#### [Dataset section]
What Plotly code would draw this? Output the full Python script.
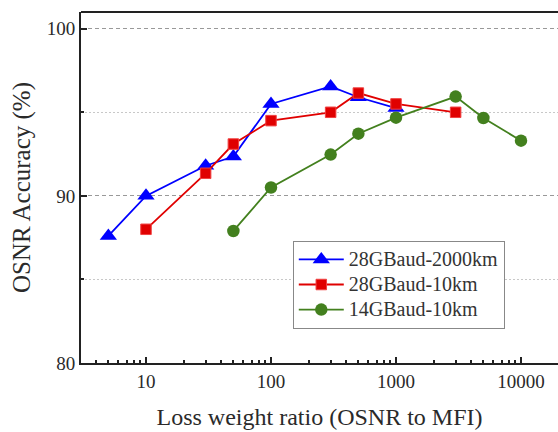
import plotly.graph_objects as go

# data
ratio_blue = [5, 10, 30, 50, 100, 300, 500, 1000]
acc_blue = [87.6, 90.0, 91.8, 92.35, 95.5, 96.55, 95.9, 95.25]
ratio_red = [10, 30, 50, 100, 300, 500, 1000, 3000]
acc_red = [88.0, 91.35, 93.1, 94.5, 95.0, 96.15, 95.5, 95.0]
ratio_green = [50, 100, 300, 500, 1000, 3000, 5000, 10000]
acc_green = [87.9, 90.5, 92.47, 93.72, 94.68, 95.94, 94.66, 93.3]

names = ["28GBaud-2000km", "28GBaud-10km", "14GBaud-10km"]
x_ticks = [10, 100, 1000, 10000]
x_ticktext = ["10", "100", "1000", "10000"]
x_minor = [4, 5, 6, 7, 8, 9, 20, 30, 40, 50, 60, 70, 80, 90,
           200, 300, 400, 500, 600, 700, 800, 900,
           2000, 3000, 4000, 5000, 6000, 7000, 8000, 9000]
y_ticks = [80, 90, 100]

FONT = "Liberation Serif"
AX = "#222222"
TXT = "#2a2a2a"


def big(s):
    return "<span style='font-size:20px'>" + s + "</span>"


fig = go.Figure()
fig.add_trace(go.Scatter(x=ratio_blue, y=acc_blue, name=big(names[0]), mode="lines+markers",
                         line=dict(color="#0000FF", width=1.8),
                         marker=dict(symbol="triangle-up", size=15, color="#0000FF")))
fig.add_trace(go.Scatter(x=ratio_red, y=acc_red, name=big(names[1]), mode="lines+markers",
                         line=dict(color="#E00000", width=1.8),
                         marker=dict(symbol="square", size=10.5, color="#E00000",
                                     line=dict(color="#F04040", width=1))))
fig.add_trace(go.Scatter(x=ratio_green, y=acc_green, name=big(names[2]), mode="lines+markers",
                         line=dict(color="#43801E", width=1.8),
                         marker=dict(symbol="circle", size=12.5, color="#43801E")))

fig.update_layout(
    width=558, height=432,
    margin=dict(l=81, r=0, t=12, b=69),
    paper_bgcolor="white", plot_bgcolor="white",
    font=dict(family=FONT, color=TXT, size=19),
    showlegend=True,
    legend=dict(x=0.444, y=0.348, xanchor="left", yanchor="top",
                bordercolor="#888888", borderwidth=1, bgcolor="white",
                font=dict(family=FONT, size=17, color="#333333"),
                tracegroupgap=0, itemwidth=45),
    xaxis=dict(type="log", range=[0.48, 4.296],
               tickvals=x_ticks, ticktext=x_ticktext,
               ticks="inside", ticklen=6, tickwidth=2, tickcolor=AX,
               showline=True, linecolor=AX, linewidth=2,
               showgrid=False, zeroline=False,
               tickfont=dict(family=FONT, size=19, color=TXT),
               title=dict(text="Loss weight ratio (OSNR to MFI)",
                          font=dict(family=FONT, size=24, color=TXT), standoff=17),
               minor=dict(tickmode="array", tickvals=x_minor, ticks="inside",
                          ticklen=3, tickwidth=1.5, tickcolor=AX, showgrid=False)),
    yaxis=dict(range=[80, 101], tickvals=y_ticks,
               ticks="inside", ticklen=6, tickwidth=2, tickcolor=AX,
               showline=True, linecolor=AX, linewidth=2,
               showgrid=True, gridcolor="#999999", gridwidth=1, griddash="4px,3px",
               zeroline=False,
               tickfont=dict(family=FONT, size=19, color=TXT),
               title=dict(text="OSNR Accuracy (%)",
                          font=dict(family=FONT, size=25, color=TXT), standoff=9),
               minor=dict(tickmode="array", tickvals=[85, 95], ticks="inside",
                          ticklen=3, tickwidth=1.5, tickcolor=AX,
                          showgrid=True, gridcolor="#C8C8C8", gridwidth=1, griddash="2px,2px")),
    shapes=[dict(type="line", xref="paper", yref="paper", x0=0, x1=1, y0=1, y1=1,
                 line=dict(color=AX, width=2))],
)

fig.write_html("out.html")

#### [Challenge]
Give an exact reproduction of every line, leaving out any picture.

#### [Response for this exercise]
What Plotly code would draw this? Output the full Python script.
import plotly.graph_objects as go

# data
ratio_blue = [5, 10, 30, 50, 100, 300, 500, 1000]
acc_blue = [87.6, 90.0, 91.8, 92.35, 95.5, 96.55, 95.9, 95.25]
ratio_red = [10, 30, 50, 100, 300, 500, 1000, 3000]
acc_red = [88.0, 91.35, 93.1, 94.5, 95.0, 96.15, 95.5, 95.0]
ratio_green = [50, 100, 300, 500, 1000, 3000, 5000, 10000]
acc_green = [87.9, 90.5, 92.47, 93.72, 94.68, 95.94, 94.66, 93.3]

names = ["28GBaud-2000km", "28GBaud-10km", "14GBaud-10km"]
x_ticks = [10, 100, 1000, 10000]
x_ticktext = ["10", "100", "1000", "10000"]
x_minor = [4, 5, 6, 7, 8, 9, 20, 30, 40, 50, 60, 70, 80, 90,
           200, 300, 400, 500, 600, 700, 800, 900,
           2000, 3000, 4000, 5000, 6000, 7000, 8000, 9000]
y_ticks = [80, 90, 100]

FONT = "Liberation Serif"
AX = "#222222"
TXT = "#2a2a2a"


def big(s):
    return "<span style='font-size:20px'>" + s + "</span>"


fig = go.Figure()
fig.add_trace(go.Scatter(x=ratio_blue, y=acc_blue, name=big(names[0]), mode="lines+markers",
                         line=dict(color="#0000FF", width=1.8),
                         marker=dict(symbol="triangle-up", size=15, color="#0000FF")))
fig.add_trace(go.Scatter(x=ratio_red, y=acc_red, name=big(names[1]), mode="lines+markers",
                         line=dict(color="#E00000", width=1.8),
                         marker=dict(symbol="square", size=10.5, color="#E00000",
                                     line=dict(color="#F04040", width=1))))
fig.add_trace(go.Scatter(x=ratio_green, y=acc_green, name=big(names[2]), mode="lines+markers",
                         line=dict(color="#43801E", width=1.8),
                         marker=dict(symbol="circle", size=12.5, color="#43801E")))

fig.update_layout(
    width=558, height=432,
    margin=dict(l=81, r=0, t=12, b=69),
    paper_bgcolor="white", plot_bgcolor="white",
    font=dict(family=FONT, color=TXT, size=19),
    showlegend=True,
    legend=dict(x=0.444, y=0.348, xanchor="left", yanchor="top",
                bordercolor="#888888", borderwidth=1, bgcolor="white",
                font=dict(family=FONT, size=17, color="#333333"),
                tracegroupgap=0, itemwidth=45),
    xaxis=dict(type="log", range=[0.48, 4.296],
               tickvals=x_ticks, ticktext=x_ticktext,
               ticks="inside", ticklen=6, tickwidth=2, tickcolor=AX,
               showline=True, linecolor=AX, linewidth=2,
               showgrid=False, zeroline=False,
               tickfont=dict(family=FONT, size=19, color=TXT),
               title=dict(text="Loss weight ratio (OSNR to MFI)",
                          font=dict(family=FONT, size=24, color=TXT), standoff=17),
               minor=dict(tickmode="array", tickvals=x_minor, ticks="inside",
                          ticklen=3, tickwidth=1.5, tickcolor=AX, showgrid=False)),
    yaxis=dict(range=[80, 101], tickvals=y_ticks,
               ticks="inside", ticklen=6, tickwidth=2, tickcolor=AX,
               showline=True, linecolor=AX, linewidth=2,
               showgrid=True, gridcolor="#999999", gridwidth=1, griddash="4px,3px",
               zeroline=False,
               tickfont=dict(family=FONT, size=19, color=TXT),
               title=dict(text="OSNR Accuracy (%)",
                          font=dict(family=FONT, size=25, color=TXT), standoff=9),
               minor=dict(tickmode="array", tickvals=[85, 95], ticks="inside",
                          ticklen=3, tickwidth=1.5, tickcolor=AX,
                          showgrid=True, gridcolor="#C8C8C8", gridwidth=1, griddash="2px,2px")),
    shapes=[dict(type="line", xref="paper", yref="paper", x0=0, x1=1, y0=1, y1=1,
                 line=dict(color=AX, width=2))],
)

fig.write_html("out.html")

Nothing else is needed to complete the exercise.